Table 3 Cholesky Key Factor Summary¶
Key Factor	Value	Resources	Throughput	Latency
Architecture (ARCH)	0	Low	Low	High
	1	Medium	Medium	Medium
	2	High	High	Low
Inner loop pipeling (INNER_II)	1	High	High	Low
Inner loop pipeling (INNER_II)	>1	Low	Low	High
Inner loop unrolling (UNROLL_FACTOR)	1	Low	Low	High
Inner loop unrolling (UNROLL_FACTOR)	>1	High	High	Low

Note

Architecture
- 0: Uses the lowest DSP utilization and lowest throughput.
- 1: Uses higher DSP utilization but minimized memory utilization with increased throughput. This value does not support inner loop unrolling to further increase throughput.

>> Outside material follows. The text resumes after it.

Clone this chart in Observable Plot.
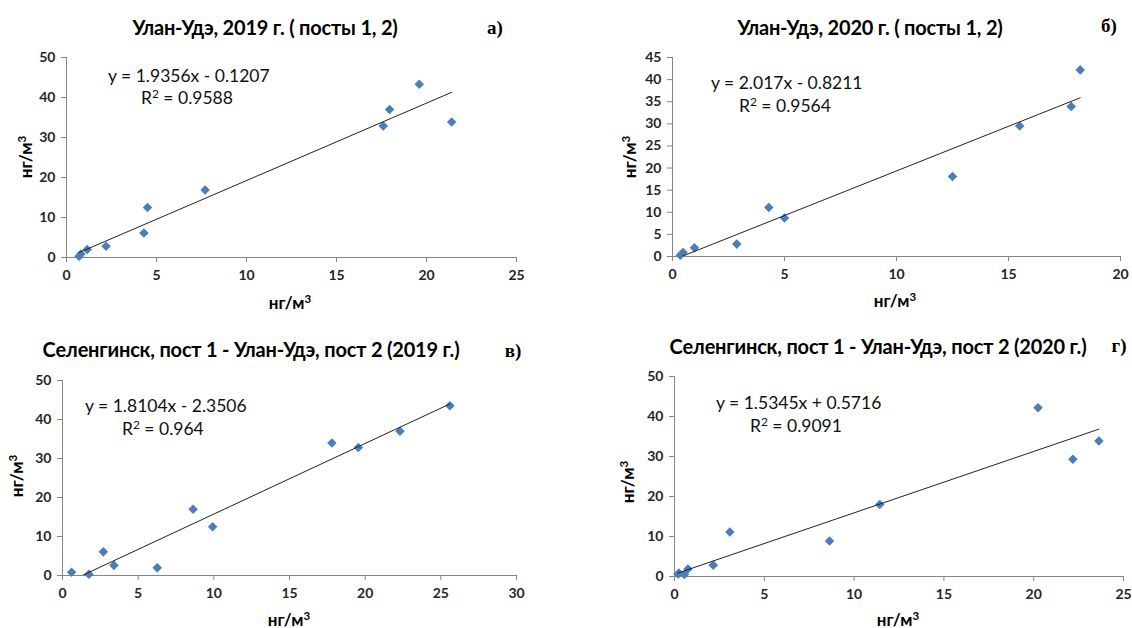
<!DOCTYPE html>
<html>
<head>
<meta charset="utf-8">
<script src="https://cdn.jsdelivr.net/npm/d3@7"></script>
<script src="https://cdn.jsdelivr.net/npm/@observablehq/plot@0.6"></script>
<style>
  html, body { margin: 0; padding: 0; background: #fff; }
  #root { position: relative; width: 1132px; height: 628px; overflow: hidden; font-family: Lato, "Open Sans", sans-serif; }
  .panel { position: absolute; width: 566px; height: 314px; }
  .lbl { position: absolute; white-space: nowrap; color: #000; line-height: 1; }
  .lbl sup { font-size: 0.68em; vertical-align: 0.5em; line-height: 0; }
  .c { transform: translate(-50%, -50%); }
  .l { transform: translate(0, -50%); }
  .title { font-weight: bold; font-size: 20px; letter-spacing: -0.2px; }
  .tag { font-family: "Liberation Serif", "DejaVu Serif", serif; font-weight: bold; font-size: 19px; }
  .eq { font-size: 17.5px; color: #111; }
  .ax { font-weight: bold; font-size: 17px; }
  .rot { transform: translate(-50%, -50%) rotate(-90deg); }
</style>
</head>
<body>
<div id="root"></div>
<script>
// Panel а) Улан-Удэ 2019 (посты 1, 2)
const aX = [0.7, 0.8, 1.15, 2.2, 4.3, 4.5, 7.7, 17.6, 17.95, 19.6, 21.4];
const aY = [0.3, 0.9, 2.0, 2.8, 6.1, 12.5, 16.9, 32.9, 37.0, 43.3, 33.9];
const aFit = [1.9356, -0.1207];
// Panel б) Улан-Удэ 2020 (посты 1, 2)
const bX = [0.35, 0.47, 0.98, 2.87, 4.3, 5.0, 12.5, 15.5, 17.8, 18.2];
const bY = [0.3, 0.9, 2.0, 2.8, 11.1, 8.7, 18.1, 29.5, 33.9, 42.2];
const bFit = [2.017, -0.8211];
// Panel в) Селенгинск пост 1 - Улан-Удэ пост 2 (2019)
const cX = [0.6, 1.75, 2.7, 3.4, 6.26, 8.63, 9.92, 17.8, 19.55, 22.3, 25.6];
const cY = [0.85, 0.3, 6.06, 2.6, 1.96, 17.0, 12.5, 34.0, 32.8, 37.0, 43.5];
const cFit = [1.8104, -2.3506];
// Panel г) Селенгинск пост 1 - Улан-Удэ пост 2 (2020)
const dX = [0.2, 0.25, 0.55, 0.75, 2.16, 3.08, 8.63, 11.43, 20.24, 22.18, 23.63];
const dY = [0.6, 0.9, 0.5, 1.9, 2.84, 11.1, 8.85, 18.0, 42.2, 29.3, 33.9];
const dFit = [1.5345, 0.5716];

const titles = [
  "Улан-Удэ, 2019 г. ( посты 1, 2)",
  "Улан-Удэ, 2020 г. ( посты 1, 2)",
  "Селенгинск, пост 1 - Улан-Удэ, пост 2 (2019 г.)",
  "Селенгинск, пост 1 - Улан-Удэ, пост 2 (2020 г.)"
];
const tags = ["а)", "б)", "в)", "г)"];
const equations = ["y = 1.9356x - 0.1207", "y = 2.017x - 0.8211", "y = 1.8104x - 2.3506", "y = 1.5345x + 0.5716"];
const r2Values = ["0.9588", "0.9564", "0.964", "0.9091"];
const axisLabelHTML = "нг/м<sup>3</sup>";

const xTicksA = [0, 5, 10, 15, 20, 25], yTicksA = [0, 10, 20, 30, 40, 50];
const xTicksB = [0, 5, 10, 15, 20], yTicksB = [0, 5, 10, 15, 20, 25, 30, 35, 40, 45];
const xTicksC = [0, 5, 10, 15, 20, 25, 30], yTicksC = [0, 10, 20, 30, 40, 50];
const xTicksD = [0, 5, 10, 15, 20, 25], yTicksD = [0, 10, 20, 30, 40, 50];

const panels = [
  {xs: aX, ys: aY, fit: aFit, xt: xTicksA, yt: yTicksA, left: 0, top: 0,
   m: {marginLeft: 66, marginRight: 50, marginTop: 57, marginBottom: 57},
   title: [265, 27], tag: [495, 27], eq: [108, 76], r2: [141, 98], yl: [25, 157], xl: [290, 302]},
  {xs: bX, ys: bY, fit: bFit, xt: xTicksB, yt: yTicksB, left: 566, top: 0,
   m: {marginLeft: 106, marginRight: 12, marginTop: 57, marginBottom: 58},
   title: [870, 27], tag: [1109, 25], eq: [711, 83], r2: [739, 106], yl: [629, 157], xl: [895, 300]},
  {xs: cX, ys: cY, fit: cFit, xt: xTicksC, yt: yTicksC, left: 0, top: 314,
   m: {marginLeft: 62, marginRight: 50, marginTop: 66, marginBottom: 53},
   title: [251, 349], tag: [513, 350], eq: [85, 406], r2: [122, 429], yl: [16, 476], xl: [289, 619]},
  {xs: dX, ys: dY, fit: dFit, xt: xTicksD, yt: yTicksD, left: 566, top: 314,
   m: {marginLeft: 108, marginRight: 9, marginTop: 62, marginBottom: 52},
   title: [878, 346], tag: [1119, 345], eq: [716, 403], r2: [750, 426], yl: [627, 482], xl: [898, 619]}
];

const root = document.getElementById("root");
const axisGray = "#868686";

function addLabel(html, cls, pos) {
  const el = document.createElement("div");
  el.className = "lbl " + cls;
  el.innerHTML = html;
  el.style.left = pos[0] + "px";
  el.style.top = pos[1] + "px";
  root.appendChild(el);
}

panels.forEach((p, i) => {
  const pts = p.xs.map((x, j) => ({x, y: p.ys[j]}));
  const [slope, intercept] = p.fit;
  const trend = d3.extent(p.xs).map(x => ({x, y: slope * x + intercept}));
  const xDom = d3.extent(p.xt), yDom = d3.extent(p.yt);
  const chart = Plot.plot({
    width: 566, height: 314, ...p.m,
    style: {fontFamily: "Lato, sans-serif", background: "transparent", overflow: "visible"},
    x: {domain: xDom},
    y: {domain: yDom},
    marks: [
      Plot.axisX({ticks: p.xt, tickSize: 5, tickPadding: 8, stroke: axisGray, color: "#262626", fontSize: 14, fontWeight: "bold", label: null}),
      Plot.axisY({ticks: p.yt, tickSize: 5, tickPadding: 6, stroke: axisGray, color: "#262626", fontSize: 14, fontWeight: "bold", label: null}),
      Plot.ruleY([yDom[0]], {stroke: axisGray}),
      Plot.ruleX([xDom[0]], {stroke: axisGray}),
      Plot.dot(pts, {x: "x", y: "y", symbol: "diamond2", r: 4.3, fill: "#4A7EBB", stroke: "none"}),
      Plot.line(trend, {x: "x", y: "y", stroke: "#222", strokeWidth: 1, clip: true})
    ]
  });
  chart.classList.add("panel");
  chart.style.left = p.left + "px";
  chart.style.top = p.top + "px";
  chart.style.position = "absolute";
  root.appendChild(chart);

  addLabel(titles[i], "title c", p.title);
  addLabel(tags[i], "tag c", p.tag);
  addLabel(equations[i], "eq l", p.eq);
  addLabel("R<sup>2</sup> = " + r2Values[i], "eq l", p.r2);
  addLabel(axisLabelHTML, "ax rot", p.yl);
  addLabel(axisLabelHTML, "ax c", p.xl);
});
</script>
</body>
</html>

- 2: Uses highest DSP and memory utilization. This value supports inner loop unrolling to improve overall throughput with a limited increase in DSP resources. This is the most flexible architecture for design exploration.
Inner loop pipeling
- >1: For ARCH 2, enables resource share and reduce the DSP utilization. When using complex floating-point data types, setting the value to 2 or 4 significantly reduces DSP utilization.
Inner loop unrolling
- For ARCH 2, duplicates the hardware required to implement the loop processing by a specified factor, executes the corresponding number of loop iterations in parallel, and increases throughput but also increases DSP and memory utilization.